Write out each line of the material again, word for word.

--- begin DATA SHOWN ---

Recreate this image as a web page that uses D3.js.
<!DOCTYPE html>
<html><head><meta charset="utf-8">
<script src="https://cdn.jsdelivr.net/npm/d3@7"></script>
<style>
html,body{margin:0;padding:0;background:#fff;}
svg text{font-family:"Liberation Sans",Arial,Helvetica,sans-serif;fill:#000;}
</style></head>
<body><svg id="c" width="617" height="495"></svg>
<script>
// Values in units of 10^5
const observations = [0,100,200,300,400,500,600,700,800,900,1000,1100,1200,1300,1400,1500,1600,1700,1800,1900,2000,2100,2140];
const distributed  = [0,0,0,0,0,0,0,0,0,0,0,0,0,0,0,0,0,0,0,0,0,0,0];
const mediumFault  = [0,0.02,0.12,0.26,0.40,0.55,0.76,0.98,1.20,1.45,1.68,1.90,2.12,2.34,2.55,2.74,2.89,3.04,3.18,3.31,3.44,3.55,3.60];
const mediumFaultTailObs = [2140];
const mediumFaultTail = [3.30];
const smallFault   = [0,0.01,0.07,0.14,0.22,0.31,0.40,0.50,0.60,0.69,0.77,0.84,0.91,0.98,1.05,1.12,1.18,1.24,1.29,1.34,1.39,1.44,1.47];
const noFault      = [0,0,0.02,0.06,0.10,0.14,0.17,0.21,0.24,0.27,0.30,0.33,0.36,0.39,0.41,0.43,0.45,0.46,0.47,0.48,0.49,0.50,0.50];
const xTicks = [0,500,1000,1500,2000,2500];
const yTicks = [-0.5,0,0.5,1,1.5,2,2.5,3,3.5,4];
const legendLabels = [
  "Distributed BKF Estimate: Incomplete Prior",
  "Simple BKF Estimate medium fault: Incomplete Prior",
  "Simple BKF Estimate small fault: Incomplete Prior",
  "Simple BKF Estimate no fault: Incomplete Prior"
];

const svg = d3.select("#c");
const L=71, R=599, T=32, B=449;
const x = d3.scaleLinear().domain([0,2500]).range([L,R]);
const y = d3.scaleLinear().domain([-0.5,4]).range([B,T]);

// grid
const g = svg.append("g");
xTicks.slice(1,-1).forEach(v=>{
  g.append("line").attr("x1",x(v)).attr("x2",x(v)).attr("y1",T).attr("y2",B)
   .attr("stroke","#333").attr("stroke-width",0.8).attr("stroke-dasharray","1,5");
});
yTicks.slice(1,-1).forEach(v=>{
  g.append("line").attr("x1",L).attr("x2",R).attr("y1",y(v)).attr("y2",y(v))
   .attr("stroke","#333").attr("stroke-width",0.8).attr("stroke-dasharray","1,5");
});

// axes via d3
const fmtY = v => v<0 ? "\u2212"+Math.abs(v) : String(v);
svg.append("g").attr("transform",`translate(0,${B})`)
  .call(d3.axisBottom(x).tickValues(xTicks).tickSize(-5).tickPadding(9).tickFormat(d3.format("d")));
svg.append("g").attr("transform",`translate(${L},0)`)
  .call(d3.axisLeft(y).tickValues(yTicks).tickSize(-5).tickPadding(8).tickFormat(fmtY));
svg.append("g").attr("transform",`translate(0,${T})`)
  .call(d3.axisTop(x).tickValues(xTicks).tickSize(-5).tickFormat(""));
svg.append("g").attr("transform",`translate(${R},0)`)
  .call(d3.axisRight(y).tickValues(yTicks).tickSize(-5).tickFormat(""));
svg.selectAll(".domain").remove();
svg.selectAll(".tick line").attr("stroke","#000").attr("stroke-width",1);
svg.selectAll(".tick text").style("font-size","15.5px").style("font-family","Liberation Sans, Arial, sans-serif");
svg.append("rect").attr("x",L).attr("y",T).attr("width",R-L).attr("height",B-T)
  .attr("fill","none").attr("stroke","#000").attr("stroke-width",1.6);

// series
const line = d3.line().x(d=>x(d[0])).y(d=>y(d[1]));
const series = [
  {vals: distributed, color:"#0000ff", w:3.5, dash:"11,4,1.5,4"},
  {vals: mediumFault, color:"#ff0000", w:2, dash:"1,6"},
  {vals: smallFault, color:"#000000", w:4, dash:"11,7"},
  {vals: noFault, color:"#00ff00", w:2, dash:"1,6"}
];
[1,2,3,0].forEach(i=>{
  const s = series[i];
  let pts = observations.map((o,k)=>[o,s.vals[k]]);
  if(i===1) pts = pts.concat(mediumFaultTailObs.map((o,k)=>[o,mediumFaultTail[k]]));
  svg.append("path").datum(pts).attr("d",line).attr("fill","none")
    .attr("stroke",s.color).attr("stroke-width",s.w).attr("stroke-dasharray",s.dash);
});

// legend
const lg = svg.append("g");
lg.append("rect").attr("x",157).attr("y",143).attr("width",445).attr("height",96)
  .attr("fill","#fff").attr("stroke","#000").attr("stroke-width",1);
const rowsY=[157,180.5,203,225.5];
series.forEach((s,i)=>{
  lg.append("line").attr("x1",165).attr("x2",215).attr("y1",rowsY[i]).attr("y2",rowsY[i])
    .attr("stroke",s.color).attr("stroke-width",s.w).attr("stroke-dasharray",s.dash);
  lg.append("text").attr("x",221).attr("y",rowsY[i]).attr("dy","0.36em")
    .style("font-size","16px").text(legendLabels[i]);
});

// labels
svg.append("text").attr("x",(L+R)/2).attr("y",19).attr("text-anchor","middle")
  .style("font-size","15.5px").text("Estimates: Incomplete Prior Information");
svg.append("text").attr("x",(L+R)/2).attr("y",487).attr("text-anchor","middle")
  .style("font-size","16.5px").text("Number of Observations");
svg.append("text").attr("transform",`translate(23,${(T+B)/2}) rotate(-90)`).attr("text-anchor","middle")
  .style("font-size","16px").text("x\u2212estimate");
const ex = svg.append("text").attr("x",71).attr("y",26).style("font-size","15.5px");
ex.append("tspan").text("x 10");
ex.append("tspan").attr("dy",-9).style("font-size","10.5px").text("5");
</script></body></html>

--- end DATA SHOWN ---

## OUTPUT BELOW
Recreate this image as a web page that uses D3.js.
<!DOCTYPE html>
<html><head><meta charset="utf-8">
<script src="https://cdn.jsdelivr.net/npm/d3@7"></script>
<style>
html,body{margin:0;padding:0;background:#fff;}
svg text{font-family:"Liberation Sans",Arial,Helvetica,sans-serif;fill:#000;}
</style></head>
<body><svg id="c" width="617" height="495"></svg>
<script>
// Values in units of 10^5
const observations = [0,100,200,300,400,500,600,700,800,900,1000,1100,1200,1300,1400,1500,1600,1700,1800,1900,2000,2100,2140];
const distributed  = [0,0,0,0,0,0,0,0,0,0,0,0,0,0,0,0,0,0,0,0,0,0,0];
const mediumFault  = [0,0.02,0.12,0.26,0.40,0.55,0.76,0.98,1.20,1.45,1.68,1.90,2.12,2.34,2.55,2.74,2.89,3.04,3.18,3.31,3.44,3.55,3.60];
const mediumFaultTailObs = [2140];
const mediumFaultTail = [3.30];
const smallFault   = [0,0.01,0.07,0.14,0.22,0.31,0.40,0.50,0.60,0.69,0.77,0.84,0.91,0.98,1.05,1.12,1.18,1.24,1.29,1.34,1.39,1.44,1.47];
const noFault      = [0,0,0.02,0.06,0.10,0.14,0.17,0.21,0.24,0.27,0.30,0.33,0.36,0.39,0.41,0.43,0.45,0.46,0.47,0.48,0.49,0.50,0.50];
const xTicks = [0,500,1000,1500,2000,2500];
const yTicks = [-0.5,0,0.5,1,1.5,2,2.5,3,3.5,4];
const legendLabels = [
  "Distributed BKF Estimate: Incomplete Prior",
  "Simple BKF Estimate medium fault: Incomplete Prior",
  "Simple BKF Estimate small fault: Incomplete Prior",
  "Simple BKF Estimate no fault: Incomplete Prior"
];

const svg = d3.select("#c");
const L=71, R=599, T=32, B=449;
const x = d3.scaleLinear().domain([0,2500]).range([L,R]);
const y = d3.scaleLinear().domain([-0.5,4]).range([B,T]);

// grid
const g = svg.append("g");
xTicks.slice(1,-1).forEach(v=>{
  g.append("line").attr("x1",x(v)).attr("x2",x(v)).attr("y1",T).attr("y2",B)
   .attr("stroke","#333").attr("stroke-width",0.8).attr("stroke-dasharray","1,5");
});
yTicks.slice(1,-1).forEach(v=>{
  g.append("line").attr("x1",L).attr("x2",R).attr("y1",y(v)).attr("y2",y(v))
   .attr("stroke","#333").attr("stroke-width",0.8).attr("stroke-dasharray","1,5");
});

// axes via d3
const fmtY = v => v<0 ? "\u2212"+Math.abs(v) : String(v);
svg.append("g").attr("transform",`translate(0,${B})`)
  .call(d3.axisBottom(x).tickValues(xTicks).tickSize(-5).tickPadding(9).tickFormat(d3.format("d")));
svg.append("g").attr("transform",`translate(${L},0)`)
  .call(d3.axisLeft(y).tickValues(yTicks).tickSize(-5).tickPadding(8).tickFormat(fmtY));
svg.append("g").attr("transform",`translate(0,${T})`)
  .call(d3.axisTop(x).tickValues(xTicks).tickSize(-5).tickFormat(""));
svg.append("g").attr("transform",`translate(${R},0)`)
  .call(d3.axisRight(y).tickValues(yTicks).tickSize(-5).tickFormat(""));
svg.selectAll(".domain").remove();
svg.selectAll(".tick line").attr("stroke","#000").attr("stroke-width",1);
svg.selectAll(".tick text").style("font-size","15.5px").style("font-family","Liberation Sans, Arial, sans-serif");
svg.append("rect").attr("x",L).attr("y",T).attr("width",R-L).attr("height",B-T)
  .attr("fill","none").attr("stroke","#000").attr("stroke-width",1.6);

// series
const line = d3.line().x(d=>x(d[0])).y(d=>y(d[1]));
const series = [
  {vals: distributed, color:"#0000ff", w:3.5, dash:"11,4,1.5,4"},
  {vals: mediumFault, color:"#ff0000", w:2, dash:"1,6"},
  {vals: smallFault, color:"#000000", w:4, dash:"11,7"},
  {vals: noFault, color:"#00ff00", w:2, dash:"1,6"}
];
[1,2,3,0].forEach(i=>{
  const s = series[i];
  let pts = observations.map((o,k)=>[o,s.vals[k]]);
  if(i===1) pts = pts.concat(mediumFaultTailObs.map((o,k)=>[o,mediumFaultTail[k]]));
  svg.append("path").datum(pts).attr("d",line).attr("fill","none")
    .attr("stroke",s.color).attr("stroke-width",s.w).attr("stroke-dasharray",s.dash);
});

// legend
const lg = svg.append("g");
lg.append("rect").attr("x",157).attr("y",143).attr("width",445).attr("height",96)
  .attr("fill","#fff").attr("stroke","#000").attr("stroke-width",1);
const rowsY=[157,180.5,203,225.5];
series.forEach((s,i)=>{
  lg.append("line").attr("x1",165).attr("x2",215).attr("y1",rowsY[i]).attr("y2",rowsY[i])
    .attr("stroke",s.color).attr("stroke-width",s.w).attr("stroke-dasharray",s.dash);
  lg.append("text").attr("x",221).attr("y",rowsY[i]).attr("dy","0.36em")
    .style("font-size","16px").text(legendLabels[i]);
});

// labels
svg.append("text").attr("x",(L+R)/2).attr("y",19).attr("text-anchor","middle")
  .style("font-size","15.5px").text("Estimates: Incomplete Prior Information");
svg.append("text").attr("x",(L+R)/2).attr("y",487).attr("text-anchor","middle")
  .style("font-size","16.5px").text("Number of Observations");
svg.append("text").attr("transform",`translate(23,${(T+B)/2}) rotate(-90)`).attr("text-anchor","middle")
  .style("font-size","16px").text("x\u2212estimate");
const ex = svg.append("text").attr("x",71).attr("y",26).style("font-size","15.5px");
ex.append("tspan").text("x 10");
ex.append("tspan").attr("dy",-9).style("font-size","10.5px").text("5");
</script></body></html>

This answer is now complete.